Panel: If you look at reports coming into '09, traditional media is being scrutinized much more than digital. Clients are asking for more for less. Times are tight. They want more and don't want to cut ad spend, so it's all those pieces together.
It's harder to spend $1,000,000 on search than on TV. The profit margins are a lot higher on TV. The fat is being trimmed, but it's more streamlined. Some large agencies have merged the traditional and digital groups and the plans are more holistic.
KR: Have they really come together, or they just saying that?
Were not done yet. The last 5 years have had leaps and bounds. Progress not perfection. Getting there.
KR: Traditional people think they are better than us and it pisses me off. I never saw the parody. Are you guys seeing it now.
Panel : Clients want more and more. They need the money to be more justified. We show clients how TV fuels search.
AK: Does that mean when we see sites being built we can expect them to be optimized and crawler friendly?
Panel: Much more today than ever before. Now SEO is making a come back with CPC going up. It can be a more upfront investment for a longer term yield.
KR: Comscore reports yesterday that organic search is up 20% year over year. Its a proven trend. The frequency of clicking is increasing. Is that causing a renewed interest in SEO?
A big part of the driver is the increasing costs of all of the media is driving the interest in search. 6-7/10 people click on the organic results. If you look at search as more blended, the results are more positive.
KR: What are some key take aways - three tips for sound budgeting and holistic planning?

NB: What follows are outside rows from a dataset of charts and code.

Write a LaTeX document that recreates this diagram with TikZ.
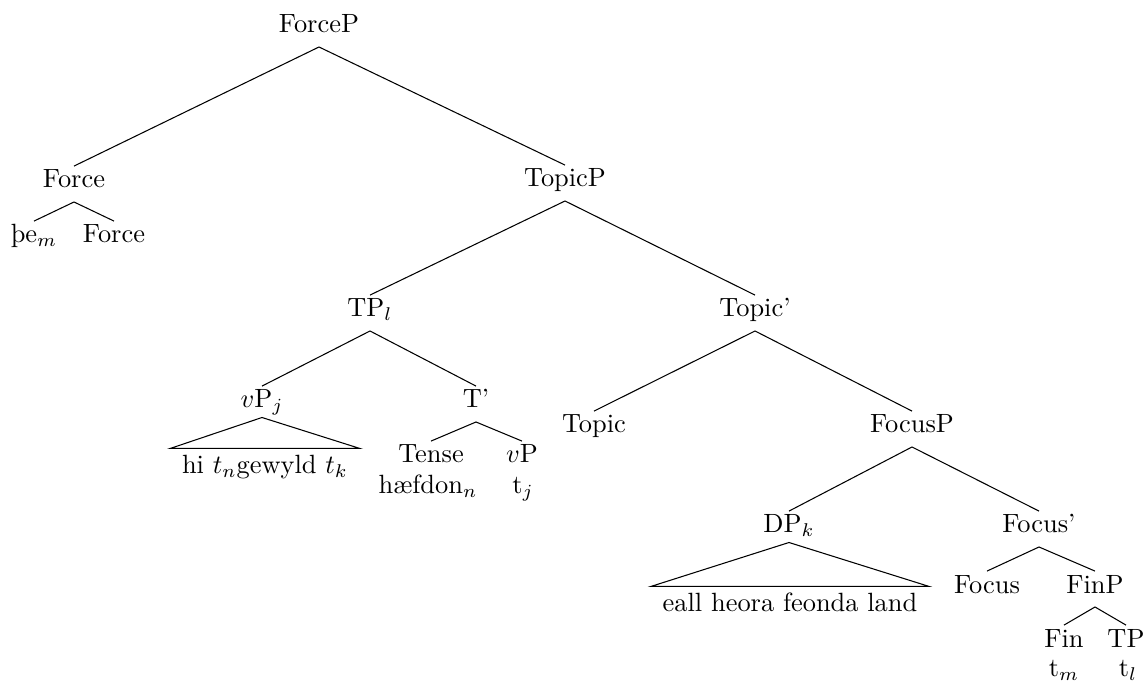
\documentclass[tikz,border=0pt]{standalone}
\usepackage{fontspec}
\begin{document}
\begin{tikzpicture}[x=0.3788pt,y=-0.3788pt,
  lab/.style={anchor=base, inner xsep=1pt, inner ysep=2.5pt, text height=5.6pt, text depth=2.6pt},
  sublab/.style={anchor=base, inner xsep=1pt, inner ysep=0pt, text height=6.2pt, text depth=1.5pt},
  roofp/.style={lab, text depth=0.9pt},
  roofleaf/.style={anchor=base, inner xsep=4.2pt, inner ysep=2.5pt, text height=7pt, text depth=2.6pt},
  br/.style={line width=0.4pt}]
\useasboundingbox (0,0) rectangle (1147,683);
% nodes
\node[lab] (forcep) at (319,33) {ForceP};
\node[lab] (force1) at (74,188) {Force};
\node[lab] (the) at (34,243) {þe$_m$};
\node[lab] (force2) at (114,243) {Force};
\node[lab] (topicp) at (565,187) {TopicP};
\node[lab] (tpl) at (370,317) {TP$_l$};
\node[lab] (topicbar) at (755,317) {Topic'};
\node[roofp] (vpj) at (262,408) {$v$P$_j$};
\node[roofleaf] (vproof) at (265,474) {hi $t_n$gewyld $t_k$};
\node[lab] (tbar) at (476,408) {T'};
\node[lab] (tense) at (431,463) {Tense};
\node[sublab] (haefdon) at (428,494) {hæfdon$_n$};
\node[lab] (vp) at (522,463) {$v$P};
\node[sublab] (tj) at (523,494) {t$_j$};
\node[lab] (topic) at (594,433) {Topic};
\node[lab] (focusp) at (912,433) {FocusP};
\node[roofp] (dpk) at (789,533) {DP$_k$};
\node[roofleaf] (dproof) at (790,612) {eall heora feonda land};
\node[lab] (focusbar) at (1039,533) {Focus'};
\node[lab] (focus) at (987,593) {Focus};
\node[lab] (finp) at (1095,593) {FinP};
\node[lab] (fin) at (1064,647) {Fin};
\node[lab] (tp) at (1126,647) {TP};
\node[sublab] (tm) at (1064,677) {t$_m$};
\node[sublab] (tl) at (1128,677) {t$_l$};
% branches
\draw[br] (force1.north) -- (forcep.south) -- (topicp.north);
\draw[br] (the.north) -- (force1.south) -- (force2.north);
\draw[br] (tpl.north) -- (topicp.south) -- (topicbar.north);
\draw[br] (vpj.north) -- (tpl.south) -- (tbar.north);
\draw[br] (vpj.south) -- (vproof.north west) -- (vproof.north east) -- cycle;
\draw[br] (tense.north) -- (tbar.south) -- (vp.north);
\draw[br] (topic.north) -- (topicbar.south) -- (focusp.north);
\draw[br] (dpk.north) -- (focusp.south) -- (focusbar.north);
\draw[br] (dpk.south) -- (dproof.north west) -- (dproof.north east) -- cycle;
\draw[br] (focus.north) -- (focusbar.south) -- (finp.north);
\draw[br] (fin.north) -- (finp.south) -- (tp.north);
\end{tikzpicture}
\end{document}
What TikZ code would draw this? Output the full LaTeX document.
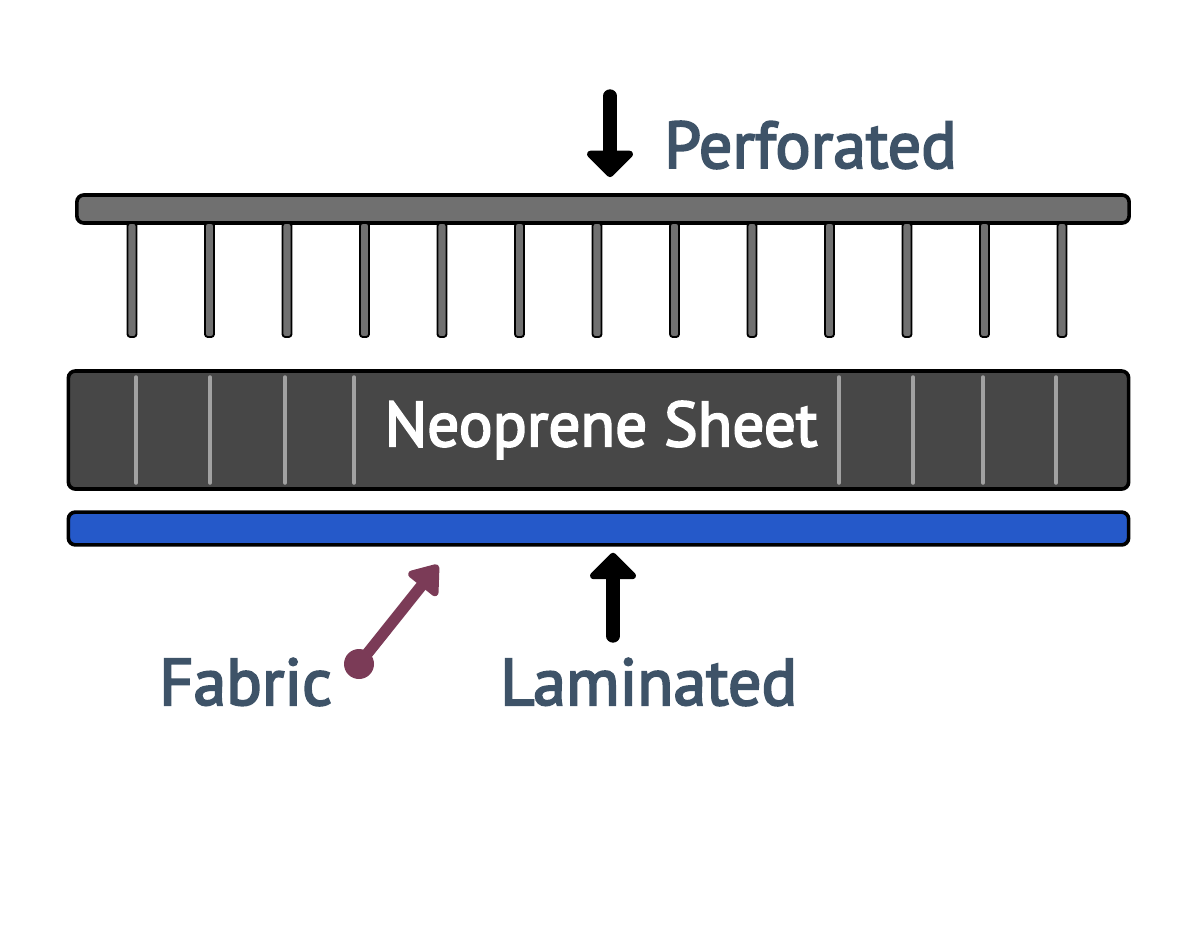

Panel: Recognize the outcome your hoping to achieve. Some terms will drive immediate action. Others will drive awareness. Measure everything you're doing. Definitely understand the difference between demand capture and acquisition and hold them to different standards. Don't forget to build a test budget. Need to see whats effective change. Be nimble and flexible and fluid with budgets. Larger organizations need to think like small business and tear down the walls, and have everything fluid across channels. Must be nimble.